### [DATA SEGMENT]

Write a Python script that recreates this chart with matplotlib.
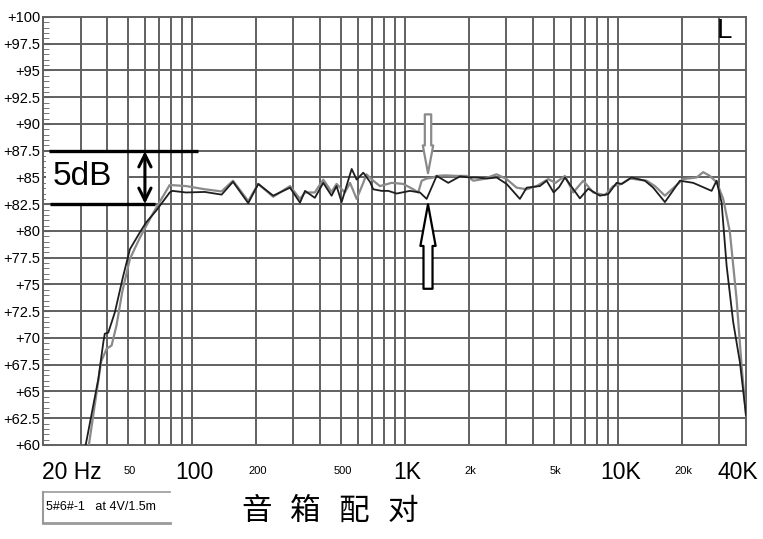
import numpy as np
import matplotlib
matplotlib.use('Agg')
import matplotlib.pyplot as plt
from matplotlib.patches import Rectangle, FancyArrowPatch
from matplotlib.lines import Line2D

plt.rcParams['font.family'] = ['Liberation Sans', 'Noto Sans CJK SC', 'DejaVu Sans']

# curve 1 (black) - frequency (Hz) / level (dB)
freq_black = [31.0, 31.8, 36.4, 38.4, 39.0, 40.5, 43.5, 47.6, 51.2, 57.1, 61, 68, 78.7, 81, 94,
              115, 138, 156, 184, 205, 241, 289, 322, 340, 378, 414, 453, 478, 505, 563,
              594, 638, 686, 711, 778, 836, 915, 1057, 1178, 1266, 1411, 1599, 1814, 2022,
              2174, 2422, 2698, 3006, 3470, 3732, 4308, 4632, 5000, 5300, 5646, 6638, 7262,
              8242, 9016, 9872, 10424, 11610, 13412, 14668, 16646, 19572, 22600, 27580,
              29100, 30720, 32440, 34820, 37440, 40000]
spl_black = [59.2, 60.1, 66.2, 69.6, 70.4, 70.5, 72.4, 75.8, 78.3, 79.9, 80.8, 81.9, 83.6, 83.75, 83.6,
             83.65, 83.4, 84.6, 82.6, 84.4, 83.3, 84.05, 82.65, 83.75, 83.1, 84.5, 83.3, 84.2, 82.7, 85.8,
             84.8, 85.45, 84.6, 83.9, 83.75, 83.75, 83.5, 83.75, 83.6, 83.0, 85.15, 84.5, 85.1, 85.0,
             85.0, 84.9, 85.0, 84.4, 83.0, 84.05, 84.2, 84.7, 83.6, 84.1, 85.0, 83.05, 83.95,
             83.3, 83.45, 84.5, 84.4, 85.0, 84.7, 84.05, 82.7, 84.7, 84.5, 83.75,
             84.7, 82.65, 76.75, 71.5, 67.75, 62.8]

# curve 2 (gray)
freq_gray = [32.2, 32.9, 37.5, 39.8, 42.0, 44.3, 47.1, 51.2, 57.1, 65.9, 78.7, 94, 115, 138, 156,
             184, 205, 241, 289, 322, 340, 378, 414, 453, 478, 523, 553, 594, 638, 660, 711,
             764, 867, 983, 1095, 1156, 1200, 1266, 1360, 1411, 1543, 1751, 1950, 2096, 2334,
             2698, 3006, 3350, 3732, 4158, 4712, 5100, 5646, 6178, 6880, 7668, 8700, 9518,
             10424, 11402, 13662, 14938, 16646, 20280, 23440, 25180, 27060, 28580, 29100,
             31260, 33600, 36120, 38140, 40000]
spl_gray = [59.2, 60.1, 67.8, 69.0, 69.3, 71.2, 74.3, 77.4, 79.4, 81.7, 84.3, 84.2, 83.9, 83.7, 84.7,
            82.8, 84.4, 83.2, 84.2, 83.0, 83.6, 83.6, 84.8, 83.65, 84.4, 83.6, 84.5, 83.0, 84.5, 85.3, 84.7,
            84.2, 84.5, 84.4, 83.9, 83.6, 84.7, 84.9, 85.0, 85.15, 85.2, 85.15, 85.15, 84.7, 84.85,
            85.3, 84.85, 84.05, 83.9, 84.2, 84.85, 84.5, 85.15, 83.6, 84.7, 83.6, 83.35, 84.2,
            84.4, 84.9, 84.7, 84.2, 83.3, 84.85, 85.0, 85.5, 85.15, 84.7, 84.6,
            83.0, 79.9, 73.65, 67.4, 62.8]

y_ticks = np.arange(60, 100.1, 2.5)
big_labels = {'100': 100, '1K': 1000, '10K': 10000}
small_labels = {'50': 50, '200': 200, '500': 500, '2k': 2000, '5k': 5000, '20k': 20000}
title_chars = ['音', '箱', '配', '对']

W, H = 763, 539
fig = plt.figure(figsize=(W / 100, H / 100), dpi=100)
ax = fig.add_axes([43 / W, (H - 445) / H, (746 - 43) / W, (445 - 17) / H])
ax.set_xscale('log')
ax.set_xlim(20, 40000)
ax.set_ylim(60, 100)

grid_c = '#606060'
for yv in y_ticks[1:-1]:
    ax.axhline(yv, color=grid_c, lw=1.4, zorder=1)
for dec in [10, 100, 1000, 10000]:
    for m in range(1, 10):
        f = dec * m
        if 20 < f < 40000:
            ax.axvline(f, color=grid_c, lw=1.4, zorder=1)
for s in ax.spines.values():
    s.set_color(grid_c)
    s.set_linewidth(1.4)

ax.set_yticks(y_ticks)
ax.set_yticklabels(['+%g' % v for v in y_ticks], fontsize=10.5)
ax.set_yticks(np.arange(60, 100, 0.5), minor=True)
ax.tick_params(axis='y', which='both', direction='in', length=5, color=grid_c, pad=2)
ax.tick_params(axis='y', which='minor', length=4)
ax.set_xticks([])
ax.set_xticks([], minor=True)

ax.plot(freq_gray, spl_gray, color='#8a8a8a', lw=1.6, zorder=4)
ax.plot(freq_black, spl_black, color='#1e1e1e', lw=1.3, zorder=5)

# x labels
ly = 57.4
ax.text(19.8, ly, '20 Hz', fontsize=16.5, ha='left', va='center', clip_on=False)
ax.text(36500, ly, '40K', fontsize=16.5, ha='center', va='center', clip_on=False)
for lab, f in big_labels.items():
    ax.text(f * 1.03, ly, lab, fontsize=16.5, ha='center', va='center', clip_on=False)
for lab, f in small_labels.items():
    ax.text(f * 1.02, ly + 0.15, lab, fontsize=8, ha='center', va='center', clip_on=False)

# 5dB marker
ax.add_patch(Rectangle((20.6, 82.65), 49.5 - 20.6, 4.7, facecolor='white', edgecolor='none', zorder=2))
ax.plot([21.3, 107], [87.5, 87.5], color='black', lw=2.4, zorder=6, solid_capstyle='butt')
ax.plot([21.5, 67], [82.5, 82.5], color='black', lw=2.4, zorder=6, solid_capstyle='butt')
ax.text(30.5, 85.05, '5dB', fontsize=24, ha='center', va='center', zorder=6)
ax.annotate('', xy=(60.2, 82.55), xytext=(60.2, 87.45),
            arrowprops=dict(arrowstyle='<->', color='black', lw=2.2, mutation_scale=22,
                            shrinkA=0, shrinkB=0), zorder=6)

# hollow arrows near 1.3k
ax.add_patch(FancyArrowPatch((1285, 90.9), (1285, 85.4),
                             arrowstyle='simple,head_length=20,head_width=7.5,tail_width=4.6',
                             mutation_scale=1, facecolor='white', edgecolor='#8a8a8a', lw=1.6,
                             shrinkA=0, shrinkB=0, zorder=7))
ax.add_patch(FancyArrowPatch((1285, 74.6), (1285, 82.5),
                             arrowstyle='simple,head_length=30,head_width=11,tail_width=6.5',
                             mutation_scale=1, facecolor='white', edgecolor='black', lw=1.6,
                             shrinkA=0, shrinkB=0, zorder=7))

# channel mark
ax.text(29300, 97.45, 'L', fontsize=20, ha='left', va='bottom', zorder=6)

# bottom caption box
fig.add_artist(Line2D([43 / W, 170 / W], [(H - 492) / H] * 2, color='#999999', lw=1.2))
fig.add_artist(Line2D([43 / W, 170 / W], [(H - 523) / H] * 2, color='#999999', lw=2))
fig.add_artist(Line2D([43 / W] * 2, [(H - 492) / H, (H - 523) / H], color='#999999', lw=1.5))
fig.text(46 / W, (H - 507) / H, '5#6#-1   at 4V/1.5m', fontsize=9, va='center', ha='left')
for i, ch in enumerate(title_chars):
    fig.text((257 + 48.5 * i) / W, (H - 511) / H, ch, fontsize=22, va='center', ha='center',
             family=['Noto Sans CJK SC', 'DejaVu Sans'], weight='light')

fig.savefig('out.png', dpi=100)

### [DIRECTIVE]
Set down again, exactly, the lines of the material above from its first line to the one with "plt.rcParams['font.family'] = ['Liberation", inclusive. Leave the pictures out.

### [OUTPUT OF THE EXERCISE]
Write a Python script that recreates this chart with matplotlib.
import numpy as np
import matplotlib
matplotlib.use('Agg')
import matplotlib.pyplot as plt
from matplotlib.patches import Rectangle, FancyArrowPatch
from matplotlib.lines import Line2D

plt.rcParams['font.family'] = ['Liberation Sans', 'Noto Sans CJK SC', 'DejaVu Sans']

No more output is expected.